The Vegetable Garden of Oddities...

   After a couple of years of trying to raise veg in shady conditions, it came to me in a flash of brilliance that the sunniest spot in the garden is right in the middle of the lawn.
   I truly hate lawns, the horticultural equivalent of tasteful beige, so it was with some gusto that I set to with a spade a couple of months ago. What's there right now are two beds, one each side of the bowling alley path (that has to go too, at some point). The soil here is beyond fertile and completely free of stones so digging is a real, and easy, pleasure.
      These beds aren't huge but they're jammed with vegetables that you don't normally see at the market. At the back are yard-long green beans grown from seeds I brought back from Chiang Mai. In front are white aubergine plants (from the same source), and bronze and green fennel. Mixed in with these, in no particular order:
 Can someone please tell me what this is? I bought it from an organic grower at Mirepoix market, but forgot to ask its name. It's quite pungent, and a little works well in salads and stir fries.
The Espelette pepper that is one of the basics of Basque cuisine. I picked up a little plant at a market in St. Jean de Luz when we were there in June.
 Gorgeous crimson-stemmed chard, one of four plants that just keeps producing and producing. Again, bought at a local market.
   The best euro I've ever spent was for this tomatillo plant. I've never even seen tomatillos for sale in France so this was a real find. I'm thinking salsa (and margaritas) some steamy night soon. Tiny when I first brought it home, the plant now stands at least a metre high, measures the same wide and is absolutely dripping with fruit.
     Also growing lustily are Asian greens from seeds I bought while we were in the UK, (which reminds me it's time to write some posts about travels earlier this year).
    Time to cook up some of those greens, grill some slices of pork belly that have been marinading all afternoon with chilis, soy sauce, garlic and sesame oil, and crack open the jar of homemade kimchee.

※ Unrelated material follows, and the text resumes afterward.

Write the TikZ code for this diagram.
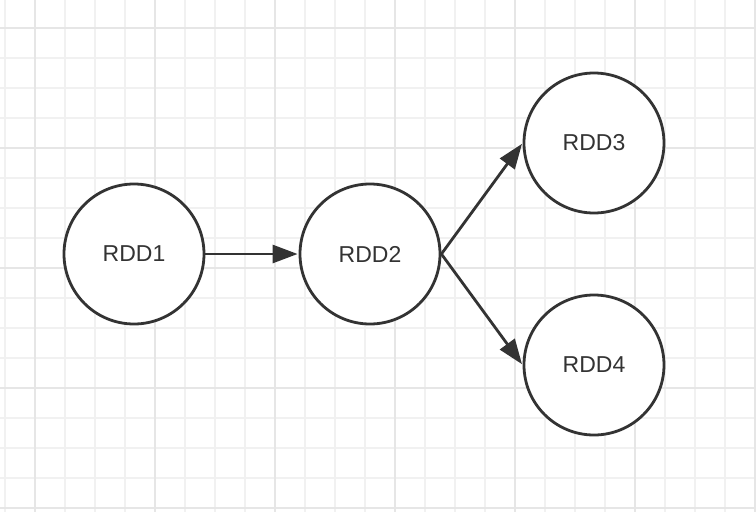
\documentclass[tikz,border=0pt]{standalone}
\usepackage{fontspec}
\setmainfont{Liberation Sans}
\usetikzlibrary{arrows.meta}
\definecolor{ink}{HTML}{333333}
\definecolor{gridminor}{HTML}{F1F1F1}
\definecolor{gridmajor}{HTML}{E6E6E6}
\tikzset{
  rdd/.style={circle, draw=ink, line width=2.8pt, minimum size=140pt, inner sep=0pt,
    text=ink, font=\fontsize{23}{26}\selectfont, fill=white},
  flow/.style={draw=ink, line width=2.8pt, -{Triangle[length=25pt,width=18pt]}, shorten >=1pt},
}
\begin{document}
\begin{tikzpicture}[x=1pt,y=-1pt]
\useasboundingbox (0,0) rectangle (756,512);
\fill[white] (0,0) rectangle (756,512);
% minor grid
\foreach \x in {5,35,...,755} \draw[gridminor, line width=1.6pt] (\x,0) -- (\x,512);
\foreach \y in {28,58,...,508} \draw[gridminor, line width=1.6pt] (0,\y) -- (756,\y);
% major grid
\foreach \x in {35,155,...,755} \draw[gridmajor, line width=1.6pt] (\x,0) -- (\x,512);
\foreach \y in {28,148,...,508} \draw[gridmajor, line width=1.6pt] (0,\y) -- (756,\y);

\node[rdd] (r1) at (134,254) {RDD1};
\node[rdd] (r2) at (370,254) {RDD2};
\node[rdd] (r3) at (594,143) {RDD3};
\node[rdd] (r4) at (594,365) {RDD4};

\draw[flow] (r1.east) -- (r2.west);
\draw[flow] (r2.east) -- (r3.west);
\draw[flow] (r2.east) -- (r4.west);
\end{tikzpicture}
\end{document}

Meanwhile, back in the potager....

   I hadn't actually planned to grow courgettes but when someone gave us a seedling a few months ago, I stuck it in the large flower-pot-that-was-formerly-home-to various-ornamental-grasses-that-died-in-the-winter.
    The courgette plant is now producing at warm speed.
 Here's the second one I harvested (along with the one I won at boules for size comparison).
 Here's another one that I donated anonymously this afternoon to a neighbour.
     And here are more coming down the production line. Time to cook up a batch of soup, bake a cake, and freeze some for later in the year.

A Tale of Two Courgettes...

   Last Thursday we played boules with some friends. Sixteen of us were split up into teams of two. I'm still a bit hazy on the rules but basically you play another team and the first one to reach a score of 11, wins.
  A great deal of measuring goes on, and standing around in the shade...


   The winners walked away with bottles of bubbly. Our team was awarded consolation prizes of truly enormous courgettes. Mine--as you can see--is bigger than Peter's forearm. It's colossal, and so heavy that my little electronic scale gives out whimpers of despair when I try to guess the weight.